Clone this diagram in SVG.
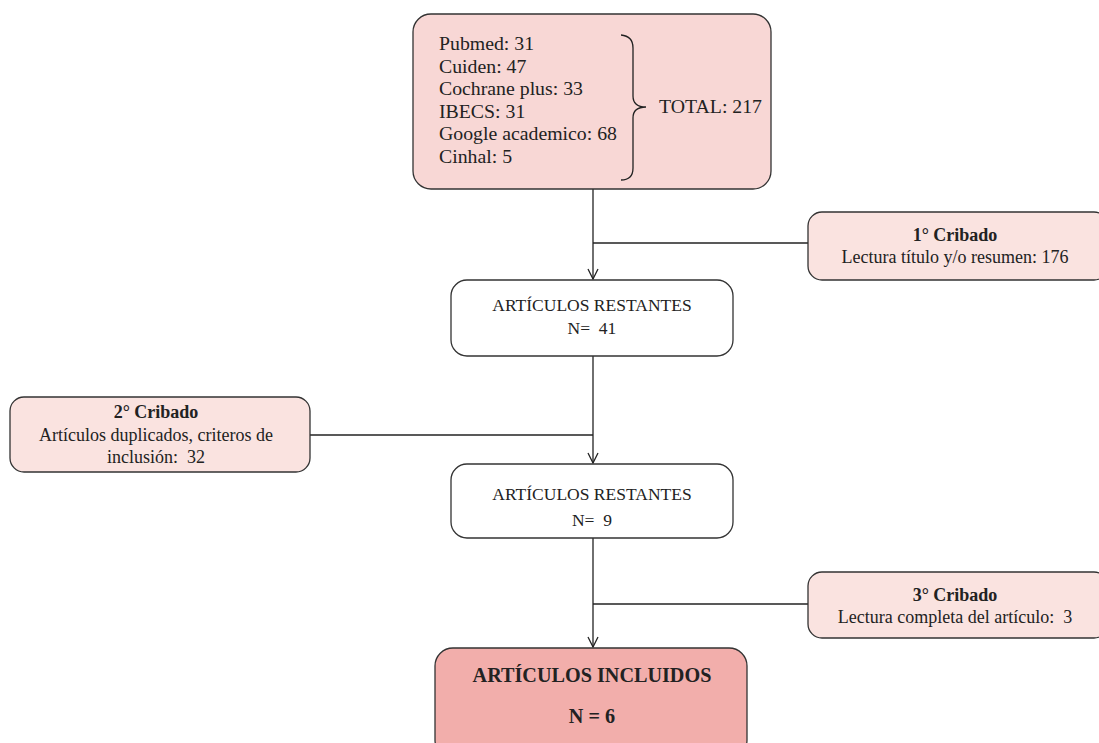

■ ■ ■

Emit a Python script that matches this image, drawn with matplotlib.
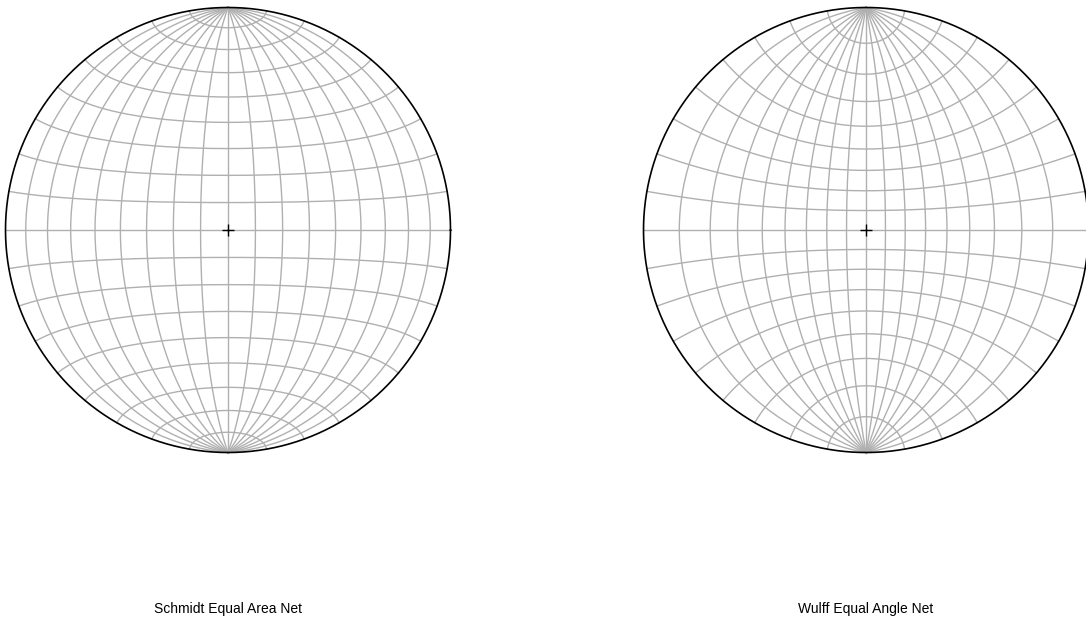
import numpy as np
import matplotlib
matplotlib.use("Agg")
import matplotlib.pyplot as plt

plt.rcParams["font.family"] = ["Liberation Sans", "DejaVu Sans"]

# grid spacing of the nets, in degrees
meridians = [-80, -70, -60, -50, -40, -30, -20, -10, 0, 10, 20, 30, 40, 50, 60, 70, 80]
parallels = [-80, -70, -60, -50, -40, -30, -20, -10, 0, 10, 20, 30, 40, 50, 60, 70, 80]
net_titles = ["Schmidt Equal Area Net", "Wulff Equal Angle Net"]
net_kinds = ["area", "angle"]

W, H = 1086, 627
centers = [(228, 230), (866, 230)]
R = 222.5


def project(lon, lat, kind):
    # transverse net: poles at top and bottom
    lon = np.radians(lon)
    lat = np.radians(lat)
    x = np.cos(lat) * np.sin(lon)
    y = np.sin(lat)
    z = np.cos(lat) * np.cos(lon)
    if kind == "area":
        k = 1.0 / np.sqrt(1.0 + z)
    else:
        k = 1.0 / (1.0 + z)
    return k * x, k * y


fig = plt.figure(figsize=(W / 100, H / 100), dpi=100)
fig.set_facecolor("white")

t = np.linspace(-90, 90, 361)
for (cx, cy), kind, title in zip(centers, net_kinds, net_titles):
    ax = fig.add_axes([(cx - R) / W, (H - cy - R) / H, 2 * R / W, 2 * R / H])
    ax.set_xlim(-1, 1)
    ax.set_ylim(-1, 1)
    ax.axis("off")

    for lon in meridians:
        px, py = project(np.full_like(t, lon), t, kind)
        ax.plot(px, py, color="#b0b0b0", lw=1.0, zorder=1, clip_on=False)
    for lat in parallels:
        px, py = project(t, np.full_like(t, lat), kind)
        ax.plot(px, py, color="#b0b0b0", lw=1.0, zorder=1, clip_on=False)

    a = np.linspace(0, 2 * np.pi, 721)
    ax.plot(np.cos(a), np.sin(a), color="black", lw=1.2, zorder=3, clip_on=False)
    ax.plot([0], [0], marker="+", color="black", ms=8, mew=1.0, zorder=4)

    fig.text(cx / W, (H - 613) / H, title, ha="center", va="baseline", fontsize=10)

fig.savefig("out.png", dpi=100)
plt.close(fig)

■ ■ ■

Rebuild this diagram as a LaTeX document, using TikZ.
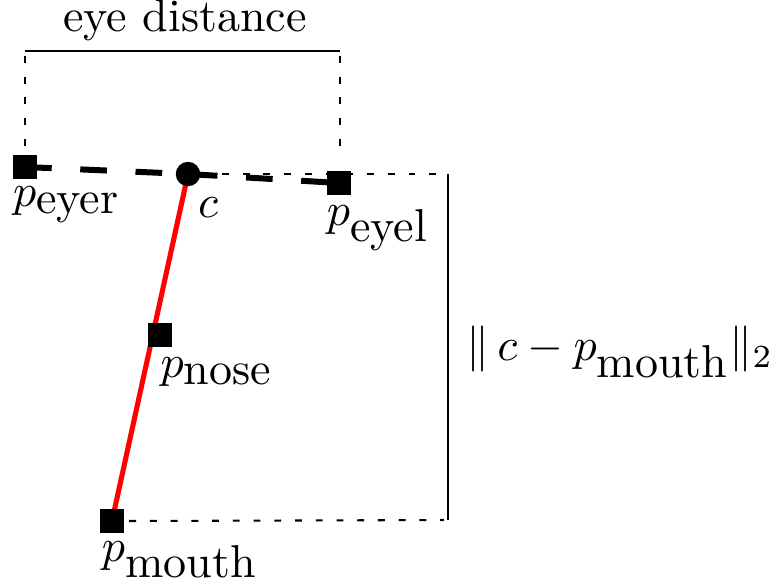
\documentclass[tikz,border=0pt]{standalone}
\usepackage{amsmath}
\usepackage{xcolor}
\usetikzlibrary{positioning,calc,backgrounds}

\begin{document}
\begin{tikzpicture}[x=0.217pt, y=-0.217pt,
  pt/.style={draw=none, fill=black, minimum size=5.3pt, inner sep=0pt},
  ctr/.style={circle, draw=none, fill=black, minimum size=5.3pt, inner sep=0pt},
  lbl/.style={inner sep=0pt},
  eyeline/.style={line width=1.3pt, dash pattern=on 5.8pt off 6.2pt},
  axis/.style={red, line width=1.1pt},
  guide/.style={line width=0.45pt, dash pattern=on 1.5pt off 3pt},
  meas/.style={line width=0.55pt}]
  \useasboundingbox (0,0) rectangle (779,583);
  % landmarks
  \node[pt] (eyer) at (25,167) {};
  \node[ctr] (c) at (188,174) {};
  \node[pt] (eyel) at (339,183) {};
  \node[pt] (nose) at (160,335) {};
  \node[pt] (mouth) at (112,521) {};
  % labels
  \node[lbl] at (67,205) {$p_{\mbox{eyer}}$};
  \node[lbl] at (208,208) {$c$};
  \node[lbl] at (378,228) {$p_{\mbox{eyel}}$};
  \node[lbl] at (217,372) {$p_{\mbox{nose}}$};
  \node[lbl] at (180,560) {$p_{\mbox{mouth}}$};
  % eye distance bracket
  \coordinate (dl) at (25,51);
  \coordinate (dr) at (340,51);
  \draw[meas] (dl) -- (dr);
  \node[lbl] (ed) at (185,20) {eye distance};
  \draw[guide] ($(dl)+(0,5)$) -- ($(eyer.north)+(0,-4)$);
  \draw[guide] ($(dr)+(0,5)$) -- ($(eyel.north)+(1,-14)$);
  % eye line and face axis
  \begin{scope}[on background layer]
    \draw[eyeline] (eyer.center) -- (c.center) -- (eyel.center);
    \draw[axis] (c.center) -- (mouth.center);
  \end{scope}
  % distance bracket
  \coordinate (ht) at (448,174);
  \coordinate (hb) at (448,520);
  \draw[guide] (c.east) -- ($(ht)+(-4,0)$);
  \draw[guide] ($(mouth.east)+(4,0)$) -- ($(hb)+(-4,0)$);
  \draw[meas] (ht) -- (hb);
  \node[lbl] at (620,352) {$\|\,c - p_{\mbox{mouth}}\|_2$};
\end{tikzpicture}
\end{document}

■ ■ ■

Repeat exactly the part that opens with the line containing "Emit a Python" and closes with the line containing "plt.close(fig)". Include both end lines, and drop the pictures.

Emit a Python script that matches this image, drawn with matplotlib.
import numpy as np
import matplotlib
matplotlib.use("Agg")
import matplotlib.pyplot as plt

plt.rcParams["font.family"] = ["Liberation Sans", "DejaVu Sans"]

# grid spacing of the nets, in degrees
meridians = [-80, -70, -60, -50, -40, -30, -20, -10, 0, 10, 20, 30, 40, 50, 60, 70, 80]
parallels = [-80, -70, -60, -50, -40, -30, -20, -10, 0, 10, 20, 30, 40, 50, 60, 70, 80]
net_titles = ["Schmidt Equal Area Net", "Wulff Equal Angle Net"]
net_kinds = ["area", "angle"]

W, H = 1086, 627
centers = [(228, 230), (866, 230)]
R = 222.5


def project(lon, lat, kind):
    # transverse net: poles at top and bottom
    lon = np.radians(lon)
    lat = np.radians(lat)
    x = np.cos(lat) * np.sin(lon)
    y = np.sin(lat)
    z = np.cos(lat) * np.cos(lon)
    if kind == "area":
        k = 1.0 / np.sqrt(1.0 + z)
    else:
        k = 1.0 / (1.0 + z)
    return k * x, k * y


fig = plt.figure(figsize=(W / 100, H / 100), dpi=100)
fig.set_facecolor("white")

t = np.linspace(-90, 90, 361)
for (cx, cy), kind, title in zip(centers, net_kinds, net_titles):
    ax = fig.add_axes([(cx - R) / W, (H - cy - R) / H, 2 * R / W, 2 * R / H])
    ax.set_xlim(-1, 1)
    ax.set_ylim(-1, 1)
    ax.axis("off")

    for lon in meridians:
        px, py = project(np.full_like(t, lon), t, kind)
        ax.plot(px, py, color="#b0b0b0", lw=1.0, zorder=1, clip_on=False)
    for lat in parallels:
        px, py = project(t, np.full_like(t, lat), kind)
        ax.plot(px, py, color="#b0b0b0", lw=1.0, zorder=1, clip_on=False)

    a = np.linspace(0, 2 * np.pi, 721)
    ax.plot(np.cos(a), np.sin(a), color="black", lw=1.2, zorder=3, clip_on=False)
    ax.plot([0], [0], marker="+", color="black", ms=8, mew=1.0, zorder=4)

    fig.text(cx / W, (H - 613) / H, title, ha="center", va="baseline", fontsize=10)

fig.savefig("out.png", dpi=100)
plt.close(fig)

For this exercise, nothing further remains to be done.